Will you repeat only the lines from the one with "Clone this chart in Chart.js." through the one with "const isMajor = (v)", both included, leaving every picture out?
* Begin GIVEN DATA *
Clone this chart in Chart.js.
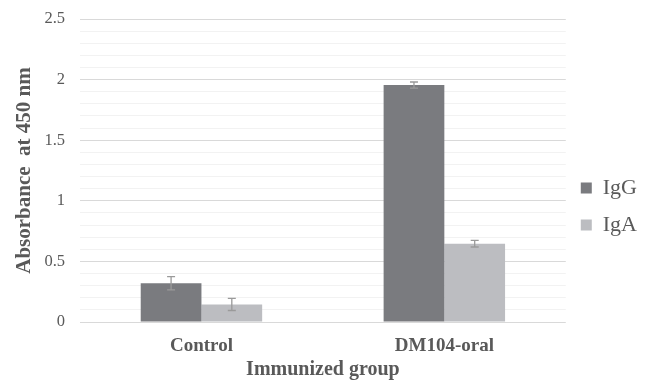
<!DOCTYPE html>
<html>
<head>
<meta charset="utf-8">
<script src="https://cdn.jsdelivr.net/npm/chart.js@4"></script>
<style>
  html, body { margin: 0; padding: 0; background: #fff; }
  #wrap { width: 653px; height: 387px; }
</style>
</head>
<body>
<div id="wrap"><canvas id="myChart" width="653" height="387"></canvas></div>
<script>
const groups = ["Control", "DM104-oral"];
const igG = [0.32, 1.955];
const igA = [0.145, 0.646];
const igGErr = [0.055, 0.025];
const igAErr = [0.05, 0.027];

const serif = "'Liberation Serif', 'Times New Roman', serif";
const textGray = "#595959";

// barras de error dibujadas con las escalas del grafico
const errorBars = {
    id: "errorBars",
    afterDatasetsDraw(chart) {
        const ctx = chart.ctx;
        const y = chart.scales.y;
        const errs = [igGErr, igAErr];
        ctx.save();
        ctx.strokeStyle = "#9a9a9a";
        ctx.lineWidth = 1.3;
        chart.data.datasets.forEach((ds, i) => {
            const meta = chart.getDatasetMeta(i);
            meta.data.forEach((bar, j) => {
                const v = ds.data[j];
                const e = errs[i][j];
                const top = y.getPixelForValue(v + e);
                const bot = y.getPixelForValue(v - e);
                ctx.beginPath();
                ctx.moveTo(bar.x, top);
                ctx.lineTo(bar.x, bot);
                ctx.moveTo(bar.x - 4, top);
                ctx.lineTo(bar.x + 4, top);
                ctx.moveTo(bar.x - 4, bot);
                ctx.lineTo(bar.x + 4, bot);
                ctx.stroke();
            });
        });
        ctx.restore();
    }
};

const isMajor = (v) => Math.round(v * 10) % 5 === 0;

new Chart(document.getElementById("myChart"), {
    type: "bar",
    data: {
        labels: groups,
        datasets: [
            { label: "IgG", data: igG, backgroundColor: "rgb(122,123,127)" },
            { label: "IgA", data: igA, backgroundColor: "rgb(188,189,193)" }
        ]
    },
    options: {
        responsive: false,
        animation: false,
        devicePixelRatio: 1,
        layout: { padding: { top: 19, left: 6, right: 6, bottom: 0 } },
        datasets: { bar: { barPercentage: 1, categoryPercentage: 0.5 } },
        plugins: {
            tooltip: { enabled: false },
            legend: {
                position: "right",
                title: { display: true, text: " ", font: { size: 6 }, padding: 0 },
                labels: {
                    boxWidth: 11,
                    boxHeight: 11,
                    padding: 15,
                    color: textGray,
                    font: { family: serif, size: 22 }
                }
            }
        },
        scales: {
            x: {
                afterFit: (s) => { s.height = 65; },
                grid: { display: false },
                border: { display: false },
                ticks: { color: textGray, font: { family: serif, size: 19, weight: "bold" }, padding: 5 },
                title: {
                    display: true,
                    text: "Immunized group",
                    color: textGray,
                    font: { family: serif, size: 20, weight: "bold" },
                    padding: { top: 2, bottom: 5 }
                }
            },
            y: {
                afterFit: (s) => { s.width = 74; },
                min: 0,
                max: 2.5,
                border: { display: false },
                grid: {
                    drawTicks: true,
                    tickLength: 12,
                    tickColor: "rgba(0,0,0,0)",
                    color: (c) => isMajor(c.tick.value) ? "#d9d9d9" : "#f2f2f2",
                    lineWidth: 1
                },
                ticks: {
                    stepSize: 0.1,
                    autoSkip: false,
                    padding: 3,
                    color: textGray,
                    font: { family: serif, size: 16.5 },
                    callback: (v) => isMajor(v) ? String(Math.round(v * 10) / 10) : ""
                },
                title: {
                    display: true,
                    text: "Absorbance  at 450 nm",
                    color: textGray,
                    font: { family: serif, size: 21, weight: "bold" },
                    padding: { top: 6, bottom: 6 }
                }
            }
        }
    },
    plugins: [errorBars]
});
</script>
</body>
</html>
* End GIVEN DATA *
* Begin GIVEN DATA *
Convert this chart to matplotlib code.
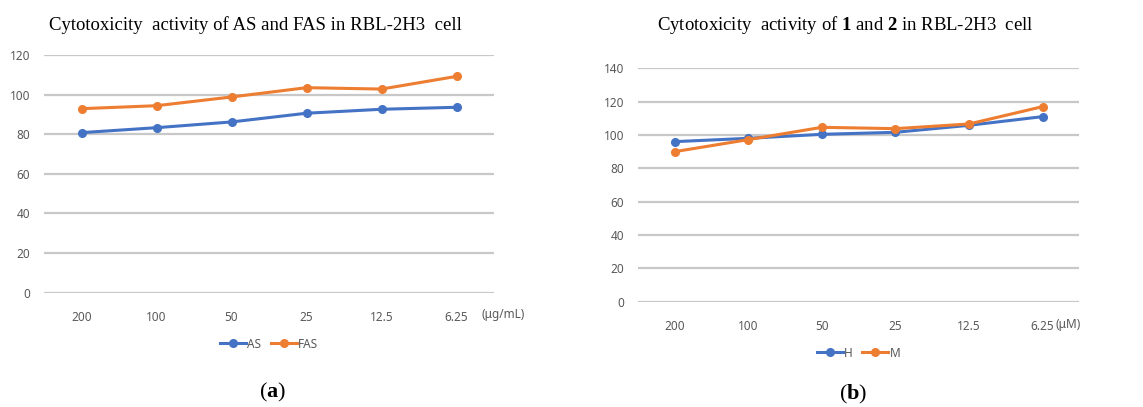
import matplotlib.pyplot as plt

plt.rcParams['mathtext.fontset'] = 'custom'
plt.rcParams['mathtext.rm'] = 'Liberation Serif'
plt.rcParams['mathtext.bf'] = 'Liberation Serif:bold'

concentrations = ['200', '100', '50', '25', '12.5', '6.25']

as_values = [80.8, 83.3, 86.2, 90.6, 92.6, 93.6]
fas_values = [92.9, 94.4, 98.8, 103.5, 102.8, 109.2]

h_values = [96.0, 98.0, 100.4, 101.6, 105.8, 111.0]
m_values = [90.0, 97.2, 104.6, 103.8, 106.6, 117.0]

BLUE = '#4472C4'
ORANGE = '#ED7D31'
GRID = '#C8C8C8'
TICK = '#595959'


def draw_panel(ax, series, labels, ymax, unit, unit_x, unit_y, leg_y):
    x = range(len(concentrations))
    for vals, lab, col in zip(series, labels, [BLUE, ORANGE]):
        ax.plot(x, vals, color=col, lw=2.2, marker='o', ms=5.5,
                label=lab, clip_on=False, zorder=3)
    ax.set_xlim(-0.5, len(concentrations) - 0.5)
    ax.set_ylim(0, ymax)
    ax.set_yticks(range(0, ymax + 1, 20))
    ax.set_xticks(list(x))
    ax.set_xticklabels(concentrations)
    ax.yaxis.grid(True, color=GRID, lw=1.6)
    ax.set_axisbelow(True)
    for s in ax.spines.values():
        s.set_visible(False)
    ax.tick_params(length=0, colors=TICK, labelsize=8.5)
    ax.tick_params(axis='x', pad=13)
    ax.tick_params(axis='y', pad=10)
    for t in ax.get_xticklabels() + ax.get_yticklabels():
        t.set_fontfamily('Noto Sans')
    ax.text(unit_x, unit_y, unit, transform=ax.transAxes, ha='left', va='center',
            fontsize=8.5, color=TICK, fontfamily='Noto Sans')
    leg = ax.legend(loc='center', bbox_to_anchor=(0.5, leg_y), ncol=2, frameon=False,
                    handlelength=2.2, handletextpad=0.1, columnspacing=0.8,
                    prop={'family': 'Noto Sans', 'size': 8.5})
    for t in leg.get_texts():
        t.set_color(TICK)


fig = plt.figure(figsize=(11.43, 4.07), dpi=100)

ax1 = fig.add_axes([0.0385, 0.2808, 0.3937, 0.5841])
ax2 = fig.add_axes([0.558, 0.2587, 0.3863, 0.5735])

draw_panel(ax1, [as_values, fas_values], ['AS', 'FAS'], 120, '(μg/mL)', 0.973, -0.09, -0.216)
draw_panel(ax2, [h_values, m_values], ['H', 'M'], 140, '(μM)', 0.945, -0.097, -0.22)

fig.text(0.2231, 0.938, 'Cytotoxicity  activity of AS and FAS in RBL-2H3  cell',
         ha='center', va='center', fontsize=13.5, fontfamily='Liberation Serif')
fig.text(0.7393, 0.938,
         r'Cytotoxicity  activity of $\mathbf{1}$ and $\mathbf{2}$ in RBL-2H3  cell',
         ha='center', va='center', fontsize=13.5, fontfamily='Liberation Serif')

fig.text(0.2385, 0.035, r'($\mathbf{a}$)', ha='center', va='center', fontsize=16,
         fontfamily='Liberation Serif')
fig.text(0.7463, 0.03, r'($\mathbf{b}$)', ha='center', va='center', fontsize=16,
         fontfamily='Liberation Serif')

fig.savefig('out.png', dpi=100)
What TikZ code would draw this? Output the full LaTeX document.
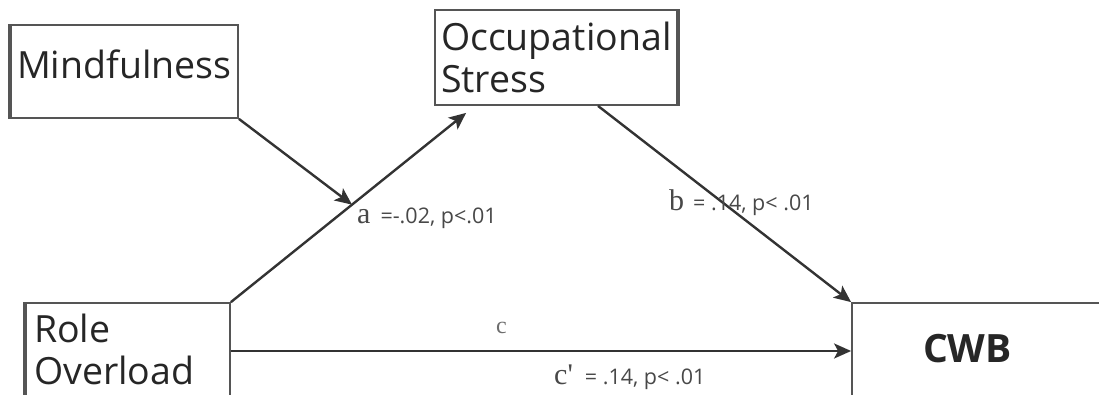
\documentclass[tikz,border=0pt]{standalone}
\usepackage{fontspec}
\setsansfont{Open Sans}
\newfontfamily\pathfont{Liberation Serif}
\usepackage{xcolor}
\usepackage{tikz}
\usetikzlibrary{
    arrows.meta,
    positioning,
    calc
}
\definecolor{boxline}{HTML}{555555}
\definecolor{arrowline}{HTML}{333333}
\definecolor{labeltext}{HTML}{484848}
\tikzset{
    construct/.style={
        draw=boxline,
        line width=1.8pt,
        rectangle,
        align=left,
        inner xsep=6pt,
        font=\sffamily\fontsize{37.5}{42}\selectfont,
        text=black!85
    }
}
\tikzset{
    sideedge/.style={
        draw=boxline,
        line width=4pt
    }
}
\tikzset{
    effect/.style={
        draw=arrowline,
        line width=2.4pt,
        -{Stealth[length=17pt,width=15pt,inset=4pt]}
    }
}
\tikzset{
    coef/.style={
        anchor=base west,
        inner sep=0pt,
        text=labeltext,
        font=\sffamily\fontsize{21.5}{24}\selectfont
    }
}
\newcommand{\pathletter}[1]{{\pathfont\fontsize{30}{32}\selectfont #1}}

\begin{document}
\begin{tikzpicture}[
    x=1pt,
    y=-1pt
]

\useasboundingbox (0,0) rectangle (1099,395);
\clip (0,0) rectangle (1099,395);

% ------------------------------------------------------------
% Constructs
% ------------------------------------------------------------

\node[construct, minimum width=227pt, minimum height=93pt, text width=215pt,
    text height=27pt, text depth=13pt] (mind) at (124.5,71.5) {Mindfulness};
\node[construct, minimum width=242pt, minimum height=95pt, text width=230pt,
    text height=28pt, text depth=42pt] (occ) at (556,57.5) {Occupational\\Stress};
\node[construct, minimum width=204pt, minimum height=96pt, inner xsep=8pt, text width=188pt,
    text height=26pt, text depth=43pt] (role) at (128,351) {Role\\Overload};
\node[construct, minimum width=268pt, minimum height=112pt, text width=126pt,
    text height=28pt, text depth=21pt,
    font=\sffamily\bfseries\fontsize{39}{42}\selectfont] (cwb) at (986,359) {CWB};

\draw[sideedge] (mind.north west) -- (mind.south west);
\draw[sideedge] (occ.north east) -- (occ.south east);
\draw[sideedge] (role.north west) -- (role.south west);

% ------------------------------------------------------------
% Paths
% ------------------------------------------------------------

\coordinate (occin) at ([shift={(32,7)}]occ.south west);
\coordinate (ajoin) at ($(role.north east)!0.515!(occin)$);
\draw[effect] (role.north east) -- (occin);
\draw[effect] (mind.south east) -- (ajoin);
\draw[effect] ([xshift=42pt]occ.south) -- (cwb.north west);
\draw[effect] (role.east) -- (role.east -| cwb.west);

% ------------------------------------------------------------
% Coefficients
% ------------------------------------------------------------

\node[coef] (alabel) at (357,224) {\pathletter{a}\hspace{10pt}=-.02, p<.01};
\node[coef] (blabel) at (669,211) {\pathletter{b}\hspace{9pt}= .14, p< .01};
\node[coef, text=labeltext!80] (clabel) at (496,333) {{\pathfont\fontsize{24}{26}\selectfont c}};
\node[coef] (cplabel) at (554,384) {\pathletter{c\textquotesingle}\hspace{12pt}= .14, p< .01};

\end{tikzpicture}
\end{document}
* End GIVEN DATA *
EXERCISE RESULT:
Clone this chart in Chart.js.
<!DOCTYPE html>
<html>
<head>
<meta charset="utf-8">
<script src="https://cdn.jsdelivr.net/npm/chart.js@4"></script>
<style>
  html, body { margin: 0; padding: 0; background: #fff; }
  #wrap { width: 653px; height: 387px; }
</style>
</head>
<body>
<div id="wrap"><canvas id="myChart" width="653" height="387"></canvas></div>
<script>
const groups = ["Control", "DM104-oral"];
const igG = [0.32, 1.955];
const igA = [0.145, 0.646];
const igGErr = [0.055, 0.025];
const igAErr = [0.05, 0.027];

const serif = "'Liberation Serif', 'Times New Roman', serif";
const textGray = "#595959";

// barras de error dibujadas con las escalas del grafico
const errorBars = {
    id: "errorBars",
    afterDatasetsDraw(chart) {
        const ctx = chart.ctx;
        const y = chart.scales.y;
        const errs = [igGErr, igAErr];
        ctx.save();
        ctx.strokeStyle = "#9a9a9a";
        ctx.lineWidth = 1.3;
        chart.data.datasets.forEach((ds, i) => {
            const meta = chart.getDatasetMeta(i);
            meta.data.forEach((bar, j) => {
                const v = ds.data[j];
                const e = errs[i][j];
                const top = y.getPixelForValue(v + e);
                const bot = y.getPixelForValue(v - e);
                ctx.beginPath();
                ctx.moveTo(bar.x, top);
                ctx.lineTo(bar.x, bot);
                ctx.moveTo(bar.x - 4, top);
                ctx.lineTo(bar.x + 4, top);
                ctx.moveTo(bar.x - 4, bot);
                ctx.lineTo(bar.x + 4, bot);
                ctx.stroke();
            });
        });
        ctx.restore();
    }
};

const isMajor = (v) => Math.round(v * 10) % 5 === 0;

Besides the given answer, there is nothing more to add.